Пример израненного бедняги – Антонио де Пумексана. В марте 1435 г. он подал прошение, в котором, в частности, записано: «В битве у Солхата лишился всего состояния и доспехов, едва спася свою жизнь. Прибыл в Геную тяжело больным и собирался там жить трудом переписывания книг» [74].
Экспедиция Карло Ломеллини стала самой крупной военной кампанией генуэзцев за 200 лет их широкомасштабной активности в Крыму. По приблизительным подсчетам, на одну лишь выплату жалованья наемникам, участвовавшим в экспедиции Карло Ломеллини, была выделена сумма, превышавшая по тогдашнему курсу 3,5 тонны чистого серебра! Это около 1/6 годового бюджета тогдашних Франции или Англии. Если добавить сюда плату морякам, расходы на фрахт двух десятков кораблей, то стоимость этой крымской военной авантюры получается громадной! Ведь эти тонны серебра потрачены еще до так называемой революции цен, произошедшей в связи с притоком больших масс серебра из Нового Света в Европу в XVI веке. До всех тех знаменитых сундуков с сокровищами в Атлантическом океане. В Европе 1-й пол. XV в. каждая серебряная монетка зарабатывалась ручьями пота и крови.
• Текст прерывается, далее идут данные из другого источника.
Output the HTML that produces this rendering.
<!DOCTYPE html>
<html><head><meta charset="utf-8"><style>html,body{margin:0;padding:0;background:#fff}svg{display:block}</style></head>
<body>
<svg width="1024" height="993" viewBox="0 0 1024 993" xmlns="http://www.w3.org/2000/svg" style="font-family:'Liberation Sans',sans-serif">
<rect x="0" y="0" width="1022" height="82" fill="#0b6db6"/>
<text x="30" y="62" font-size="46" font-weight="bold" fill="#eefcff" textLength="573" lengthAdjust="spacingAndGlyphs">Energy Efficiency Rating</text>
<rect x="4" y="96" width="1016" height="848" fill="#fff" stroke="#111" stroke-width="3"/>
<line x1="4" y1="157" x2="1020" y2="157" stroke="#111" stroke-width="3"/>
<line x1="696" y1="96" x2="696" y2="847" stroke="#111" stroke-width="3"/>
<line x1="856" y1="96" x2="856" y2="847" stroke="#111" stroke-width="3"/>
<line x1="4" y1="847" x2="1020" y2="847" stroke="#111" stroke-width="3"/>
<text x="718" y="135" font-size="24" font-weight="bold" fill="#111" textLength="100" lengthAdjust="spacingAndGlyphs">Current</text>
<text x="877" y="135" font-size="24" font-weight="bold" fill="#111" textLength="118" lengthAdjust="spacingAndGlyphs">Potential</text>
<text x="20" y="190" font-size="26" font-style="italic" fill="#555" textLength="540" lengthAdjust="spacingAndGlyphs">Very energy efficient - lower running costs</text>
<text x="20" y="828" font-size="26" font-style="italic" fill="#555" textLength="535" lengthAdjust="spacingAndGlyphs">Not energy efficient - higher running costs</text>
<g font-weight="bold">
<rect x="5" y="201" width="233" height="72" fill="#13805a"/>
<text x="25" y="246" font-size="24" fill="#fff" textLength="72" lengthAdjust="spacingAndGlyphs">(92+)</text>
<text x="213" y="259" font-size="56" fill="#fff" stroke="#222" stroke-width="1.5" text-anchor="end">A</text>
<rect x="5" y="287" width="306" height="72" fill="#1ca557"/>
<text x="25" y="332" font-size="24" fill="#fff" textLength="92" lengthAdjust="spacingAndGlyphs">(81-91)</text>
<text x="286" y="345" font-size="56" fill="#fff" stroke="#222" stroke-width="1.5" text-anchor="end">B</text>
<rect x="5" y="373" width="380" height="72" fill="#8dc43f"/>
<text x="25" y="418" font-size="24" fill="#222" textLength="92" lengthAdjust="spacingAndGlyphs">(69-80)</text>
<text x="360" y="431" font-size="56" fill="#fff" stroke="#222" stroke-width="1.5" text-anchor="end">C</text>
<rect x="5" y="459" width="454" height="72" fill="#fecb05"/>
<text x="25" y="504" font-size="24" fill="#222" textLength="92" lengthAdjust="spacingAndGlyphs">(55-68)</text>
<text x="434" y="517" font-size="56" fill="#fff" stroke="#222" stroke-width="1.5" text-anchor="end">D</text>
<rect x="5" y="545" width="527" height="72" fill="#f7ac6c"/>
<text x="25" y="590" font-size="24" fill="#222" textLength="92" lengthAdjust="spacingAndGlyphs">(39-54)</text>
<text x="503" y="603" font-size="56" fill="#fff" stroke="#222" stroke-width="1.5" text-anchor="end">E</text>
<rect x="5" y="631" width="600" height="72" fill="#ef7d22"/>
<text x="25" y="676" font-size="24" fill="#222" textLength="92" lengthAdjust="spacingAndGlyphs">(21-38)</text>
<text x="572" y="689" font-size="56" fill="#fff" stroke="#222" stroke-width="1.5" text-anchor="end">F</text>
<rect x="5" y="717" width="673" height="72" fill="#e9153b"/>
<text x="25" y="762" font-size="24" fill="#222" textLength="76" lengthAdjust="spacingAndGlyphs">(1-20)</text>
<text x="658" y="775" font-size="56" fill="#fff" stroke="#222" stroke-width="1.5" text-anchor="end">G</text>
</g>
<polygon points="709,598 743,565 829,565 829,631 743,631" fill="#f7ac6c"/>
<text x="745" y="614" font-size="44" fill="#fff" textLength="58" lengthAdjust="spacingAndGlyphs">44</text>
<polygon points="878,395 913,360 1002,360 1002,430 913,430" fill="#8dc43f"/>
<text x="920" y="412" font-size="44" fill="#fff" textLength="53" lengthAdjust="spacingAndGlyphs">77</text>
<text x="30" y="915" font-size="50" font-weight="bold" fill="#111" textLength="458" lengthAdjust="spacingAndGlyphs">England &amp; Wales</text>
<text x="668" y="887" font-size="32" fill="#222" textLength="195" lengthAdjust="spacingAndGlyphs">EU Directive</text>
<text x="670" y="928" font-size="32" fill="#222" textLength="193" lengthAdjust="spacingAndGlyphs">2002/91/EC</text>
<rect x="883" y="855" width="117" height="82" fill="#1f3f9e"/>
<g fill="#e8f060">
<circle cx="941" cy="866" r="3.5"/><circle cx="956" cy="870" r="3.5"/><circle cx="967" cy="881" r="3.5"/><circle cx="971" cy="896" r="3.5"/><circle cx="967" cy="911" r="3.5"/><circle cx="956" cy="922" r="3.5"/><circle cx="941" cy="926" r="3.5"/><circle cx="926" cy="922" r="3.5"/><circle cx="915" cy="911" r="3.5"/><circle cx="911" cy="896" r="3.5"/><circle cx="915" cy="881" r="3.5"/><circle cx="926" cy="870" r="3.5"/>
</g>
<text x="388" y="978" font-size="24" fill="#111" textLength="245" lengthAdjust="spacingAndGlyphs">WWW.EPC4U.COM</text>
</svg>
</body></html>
Что же заставило правительство Генуи снарядить эту экспедицию? Виктор Мыц, в качестве одного из мотивов решения об отправке такого большого войска, называет социально-экономическое положение, в котором оказалась Генуя в 1433 году. Тяжелая, неудачная война с Венецией вызвала рост цен, ухудшила положение многих социальных групп, подорвала авторитет властей. Подписание мира оставило без работы множество наемных солдат и офицеров. Отправив наемников воевать, грабить в заморские земли, правительство Генуи расчитывало уменьшить уровень социальной напряженности [74].
Действительно, такие ситуации и такие выходы из них случались в XV—XVII вв. сплошь и рядом. В конце XV в. спасением для Испании стал отток воинов, оставшихся не у дел после Реконкисты, на завоевание земель в Новый Свет. В XVI—XVII вв. подобные проблемы были у польских королей: то набирали казацкое войско для очередной войны, то распускали его без сохранения жалованья, по окончании войны. И восстания казаков наносили сильнейшие удары по Речи Посполитой.